Titres et illustrations donnent d’ailleurs curieusement à penser que cette prochaine et spectaculaire disparition concernent d’avantage les blondes que les blonds.

Mais gloire aussi finalement à cette blondeur menacée. Outre le plaisir simple d’apprendre ce que l’on sait déjà, voilà qui est au moins aussi intéressant que l’actualité brûlante proposée par la politique fédérale. Qu’avons-nous en effet à nous mettre sous nos pupilles lasses, délavées par les orages?

Le taux unique de TVA proposé par Hans-Rudolph Merz, soutenu par le parti radical et les milieux économiques, chaque branche d’ailleurs bataillant en faveur de son taux idéal à elle: 5,5 %, 6 %, 6,4%, avec chaque fois des sous-variantes comportant des exceptions ou n’en comportant pas. Pas de quoi troubler la torpeur sereine des mobilhomes ni des chalets d’alpage.

Oh, il y a bien, certes, le coup de gueule lancé par l’Organisation suisse d’aide aux réfugiés (OSAR) contre l’Office fédéral des migrations (ODM) accusé d’être trop sévère à l’égard des requérants sans papiers. Mais là aussi flotte comme un parfum de fleurs de marronniers. C’est le contraire qui aurait été intéressant, neuf, remarquable, palpitant. Que la politique de l’ODM se soit assouplie, qu’il soit devenu moins ardu pour les requérants débarquant aux frontières sans documents valables, d’accéder à une procédure d’asile. Que cela devienne au contraire de plus en plus difficile ne tirera par contre personne de sa béatitude vacancière.

Ah, on allait oublier l’apparition ex nihilo de groupes et groupuscules, à l’orée des élections, qui tous s’approprient l’un des deux vocables en vogue, ou les deux : Ecologie Libérale, les Verts Libéraux, les Libéraux sociaux, le Forum libéral du centre, etc. L’élu 2007 sera libéral ou écologiste, ou les deux. Ou ne sera pas. Sale temps pour les étatistes pollueurs. Mais pas le plus petit frémissement sous les parasols.

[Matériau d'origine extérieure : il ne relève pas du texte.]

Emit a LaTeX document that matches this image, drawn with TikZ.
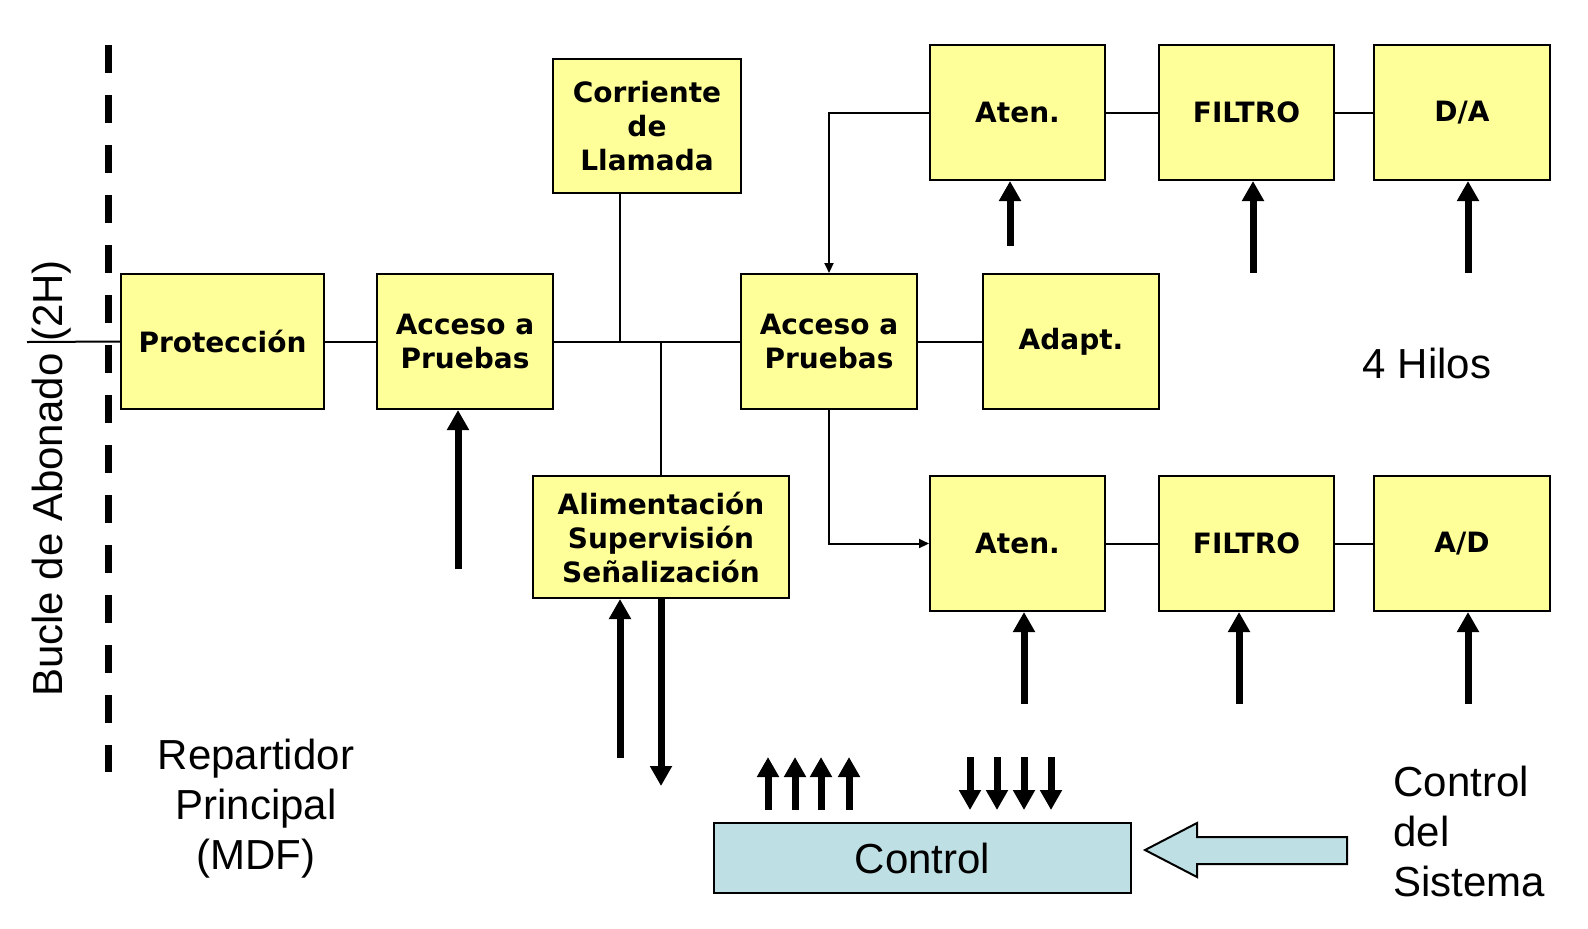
\documentclass[tikz,border=0pt]{standalone}
\usepackage{fontspec}
\setmainfont{Liberation Sans}
\newfontfamily\vbfont{DejaVu Sans}
\usetikzlibrary{arrows.meta,calc}
\definecolor{boxyellow}{HTML}{FFFF99}
\definecolor{ctrlblue}{HTML}{BEE0E4}
\begin{document}
\begin{tikzpicture}[x=0.5pt,y=-0.5pt,
  ybox/.style={draw, fill=boxyellow, line width=1pt, inner sep=0pt, align=center,
    font={\vbfont\bfseries\fontsize{14}{17}\selectfont}},
  sz/.style 2 args={minimum width=#1*0.5pt, minimum height=#2*0.5pt},
  conn/.style={line width=1pt},
  sarrow/.style={line width=1pt, -{Triangle[length=5pt,width=4.5pt]}},
  barrow/.style={line width=3.5pt, -{Triangle[length=10pt,width=10.5pt]}},
  lbl/.style={font={\fontsize{21}{25}\selectfont}, align=center, inner sep=0pt},
]
\useasboundingbox (0,0) rectangle (1588,928);

% dashed boundary
\draw[line width=3.5pt, dash pattern=on 14pt off 11pt] (108,45) -- (108,772);

% boxes
\node[ybox, sz={203}{135}] (prot) at (222.5,341.5) {Protección};
\node[ybox, sz={176}{135}] (acc1) at (465,341.5) {Acceso a\\Pruebas};
\node[ybox, sz={188}{134}] (corr) at (647,126) {Corriente\\de\\Llamada};
\node[ybox, sz={256}{122}] (alim) at (661,537) {Alimentación\\Supervisión\\Señalización};
\node[ybox, sz={176}{135}] (acc2) at (829,341.5) {Acceso a\\Pruebas};
\node[ybox, sz={176}{135}] (adapt) at (1071,341.5) {Adapt.};
\node[ybox, sz={175}{135}] (atenT) at (1017.5,112.5) {Aten.};
\node[ybox, sz={175}{135}] (filT) at (1246.5,112.5) {FILTRO};
\node[ybox, sz={176}{135}] (da) at (1462,112.5) {D/A};
\node[ybox, sz={175}{135}] (atenB) at (1017.5,543.5) {Aten.};
\node[ybox, sz={175}{135}] (filB) at (1246.5,543.5) {FILTRO};
\node[ybox, sz={176}{135}] (ad) at (1462,543.5) {A/D};
\node[draw, fill=ctrlblue, line width=1pt, inner sep=0pt, sz={417}{70},
  font={\fontsize{21}{25}\selectfont}] (ctrl) at (922.5,858) {Control};

% labels
\node[lbl, rotate=90] (bucle) at (52,478.5) {Bucle de Abonado (2H)};
\node[lbl] (rep) at (256,809) {Repartidor\\Principal\\(MDF)};
\node[lbl] (hilos) at (1427,363) {4 Hilos};
\node[lbl, align=left, anchor=west] (cds) at (1393,831) {Control\\del\\Sistema};

% thin connectors
\coordinate (lin) at (27,342);
\coordinate (j1) at (620,342);
\draw[conn] (lin) -- (prot.west);
\draw[conn] (prot.east) -- (acc1.west);
\draw[conn] (acc1.east) -- (acc2.west);
\draw[conn] (j1) -- (j1 |- corr.south);
\draw[conn] (alim.north) -- (alim.north |- acc1.east);
\draw[conn] (acc2.east) -- (adapt.west);
\draw[sarrow] (atenT.west) -| (acc2.north);
\draw[sarrow] (acc2.south) |- (atenB.west);
\draw[conn] (atenT.east) -- (filT.west);
\draw[conn] (filT.east) -- (da.west);
\draw[conn] (atenB.east) -- (filB.west);
\draw[conn] (filB.east) -- (ad.west);

% thick arrows
\coordinate (t1) at (458,569);
\coordinate (t2) at (1010,246);
\coordinate (t3) at (1253,273);
\coordinate (t4) at (1468,273);
\coordinate (t5) at (1024,704);
\coordinate (t6) at (1239,704);
\coordinate (t7) at (1468,704);
\coordinate (t8) at (620,758);
\coordinate (t9) at (661,786);
\draw[barrow] (t1) -- (t1 |- acc1.south);
\draw[barrow] (t2) -- (t2 |- atenT.south);
\draw[barrow] (t3) -- (t3 |- filT.south);
\draw[barrow] (t4) -- (t4 |- da.south);
\draw[barrow] (t5) -- (t5 |- atenB.south);
\draw[barrow] (t6) -- (t6 |- filB.south);
\draw[barrow] (t7) -- (t7 |- ad.south);
\draw[barrow] (t8) -- (t8 |- alim.south);
\draw[barrow] (alim.south -| t9) -- (t9);

% control arrows
\foreach \x [count=\i] in {768,795,821,849} {
  \coordinate (ub\i) at (\x,810);
  \coordinate (ut\i) at (\x,757);
  \draw[barrow] (ub\i) -- (ut\i);
}
\foreach \x [count=\i] in {970,997,1024,1051} {
  \coordinate (dt\i) at (\x,757);
  \coordinate (db\i) at (\x,810);
  \draw[barrow] (dt\i) -- (db\i);
}

% hollow arrow from system control
\draw[fill=ctrlblue, line width=1pt, line join=miter]
  (1347,837) -- (1197,837) -- (1197,823) -- (1145,850) -- (1197,877) -- (1197,864) -- (1347,864) -- cycle;
\end{tikzpicture}
\end{document}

Alors oui, gloire à Maximus, gloire aux parasites de Rhino qui ont permis aux honnêtes gens, frustrés d’avoir eux à payer leur loyer, de lâcher leur bile, de s’offrir une forte et saine indignation, qu’ils soient sont correspondants locaux du Matin ou avocats de foire comme Carlo Poncet. Et de nous distraire au passage, nous le public clairsemé, héroïque, d’une offre estivale médiatique largement sinistrée.

Mais confiance, le bout du tunnel est là, plus vite que prévu. Gloire en effet, et enfin, à Micheline Calmy-Rey et aux nazillons décervelés qui s’apprêtent à nous concocter un 1er août autrement plus corsé que les habituels lampions et maigres feux patriotiques, dits justement d’artifice.